Book Review: 'Play'
Published on Sunday, July 21, 2013 - 9:37am
This book is a great antidote to feeling guilty for taking time off "just" to play. The new research on the subject is fascinating. By the time you finish this book, you will see play as such a necessity to doing well at everything else in your life, you may just feel guilty for not making more time to play (if you do, that probably proves you really are suffering a play deficit, so go play!).
The author of Play, Dr. Stuart Brown, is the leading United States expert on play behavior. He has conducted over 6,000 play histories of people of all sorts, from CEOs to incarcerated murderers. He also reports on research in neuroscience (for example, the high correlation between a proportionally large brain and the tendency to play a lot).
A practical discovery for humans is that an enriched environment for babies and toddlers is not a matter of lots of interesting things to look at (mobiles, for example), but lots of things to manipulate and do things with, and especially the chance to actively play with other children. In fact, it turns out rambunctious play is very important to a child's mental growth. When you think about schools' cutting art and physical education in order to drill children on facts to pass a standardized test, you may instinctively feel this is bad; the research in this book gives you hard evidence that it is a really bad thing.

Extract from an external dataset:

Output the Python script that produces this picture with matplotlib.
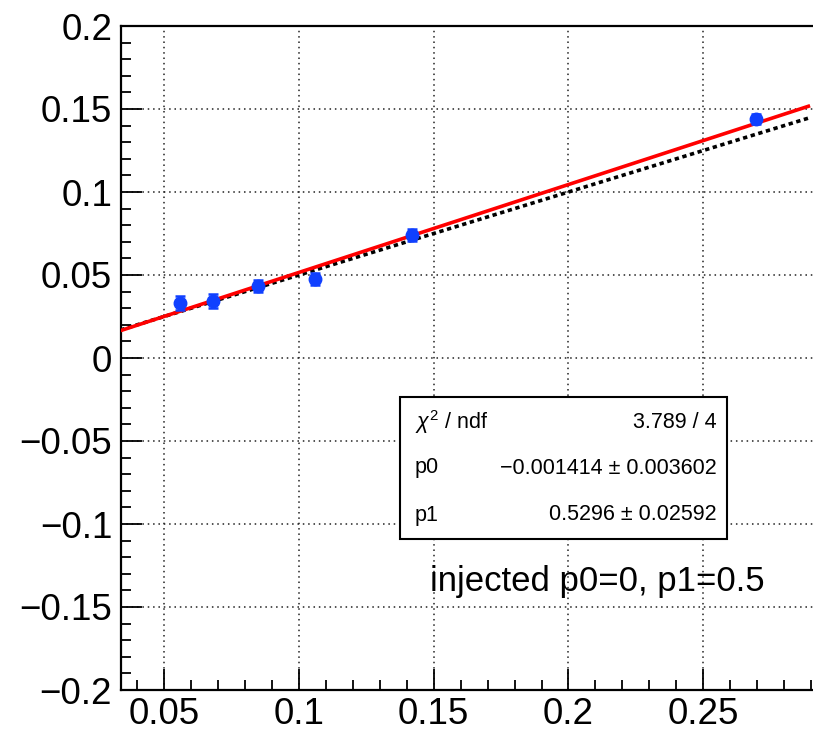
import numpy as np
import matplotlib.pyplot as plt
from matplotlib.ticker import MultipleLocator
from matplotlib.patches import Rectangle

plt.rcParams['font.family'] = ['Liberation Sans', 'DejaVu Sans']

# measured points with errors
x_pts = [0.0559, 0.0682, 0.0849, 0.1058, 0.1418, 0.2697]
y_pts = [0.0331, 0.0343, 0.0434, 0.0476, 0.0741, 0.1440]
y_err = [0.0040, 0.0040, 0.0038, 0.0038, 0.0037, 0.0030]

# fit result and injected truth
p0_fit, p1_fit = -0.001414, 0.5296
p0_inj, p1_inj = 0.0, 0.5
line_x = np.array([0.0338, 0.2890])

x_min, x_max = 0.0338, 0.2968
y_min, y_max = -0.2, 0.2

W, H = 813, 734
fig = plt.figure(figsize=(W / 100, H / 100), dpi=100)
left_px, right_px, top_px, bot_px = 120.5, 829.4, 26, 690
ax = fig.add_axes([left_px / W, 1 - bot_px / H,
                   (right_px - left_px) / W, (bot_px - top_px) / H])

ax.set_xlim(x_min, x_max)
ax.set_ylim(y_min, y_max)

ax.plot(line_x, p0_inj + p1_inj * line_x, color='black', lw=2.6,
        ls=(0, (1.2, 1.0)), zorder=3)
ax.plot(line_x, p0_fit + p1_fit * line_x, color='red', lw=2.6, zorder=4)
ax.errorbar(x_pts, y_pts, yerr=y_err, fmt='o', color='#1040ff',
            markersize=9, elinewidth=1.8, capsize=3.5, capthick=1.8, zorder=5)

ax.xaxis.set_major_locator(MultipleLocator(0.05))
ax.xaxis.set_minor_locator(MultipleLocator(0.01))
ax.yaxis.set_major_locator(MultipleLocator(0.05))
ax.yaxis.set_minor_locator(MultipleLocator(0.01))
fmt = plt.FuncFormatter(lambda v, p: f'{v:g}'.replace('-', '\u2212'))
ax.xaxis.set_major_formatter(fmt)
ax.yaxis.set_major_formatter(fmt)

ax.tick_params(which='both', direction='in', top=False, right=False, width=1.3)
ax.tick_params(which='major', length=15, labelsize=26.5, pad=6)
ax.tick_params(axis='x', which='major', pad=5)
ax.tick_params(which='minor', length=7)

ax.grid(True, which='major', ls=(0, (1, 2.5)), color='#222222', lw=1.1)
for s in ax.spines.values():
    s.set_linewidth(1.6)

# fit statistics box
box_l, box_t, box_r, box_b = 400, 397, 727, 539
fig.add_artist(Rectangle((box_l / W, 1 - box_b / H), (box_r - box_l) / W,
                         (box_b - box_t) / H, transform=fig.transFigure,
                         facecolor='white', edgecolor='black', lw=1.5, zorder=10))
rows = [(r'$\chi^{2}$ / ndf', '3.789 / 4', 422),
        ('p0', '\u22120.001414 \u00b1 0.003602', 468),
        ('p1', '0.5296 \u00b1 0.02592', 515)]
plt.rcParams['mathtext.fontset'] = 'custom'
plt.rcParams['mathtext.it'] = 'Liberation Sans:italic'
plt.rcParams['mathtext.rm'] = 'Liberation Sans'
for name, val, ypx in rows:
    fig.text(415 / W, 1 - ypx / H, name, fontsize=15.5, ha='left', va='center', zorder=11)
    fig.text(717 / W, 1 - ypx / H, val, fontsize=15.5, ha='right', va='center', zorder=11)

fig.text(430 / W, 1 - 591 / H, 'injected p0=0, p1=0.5', fontsize=25,
         ha='left', va='baseline')

fig.savefig('out.png', dpi=100)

Play as part of productivity at work is one of the most fascinating sections of the book. Companies ask Dr. Brown to help them increase productivity and motivation, and, especially, creativity and innovation. The trouble is, the companies then find their existing order threatened, and may suppress the new ideas (and people who suggest them), unless the innovators are insulated from the normal corporate structure. New ideas have to be nurtured as carefully as maintaining a life that includes play, it seems. I found this a very thought-provoking book.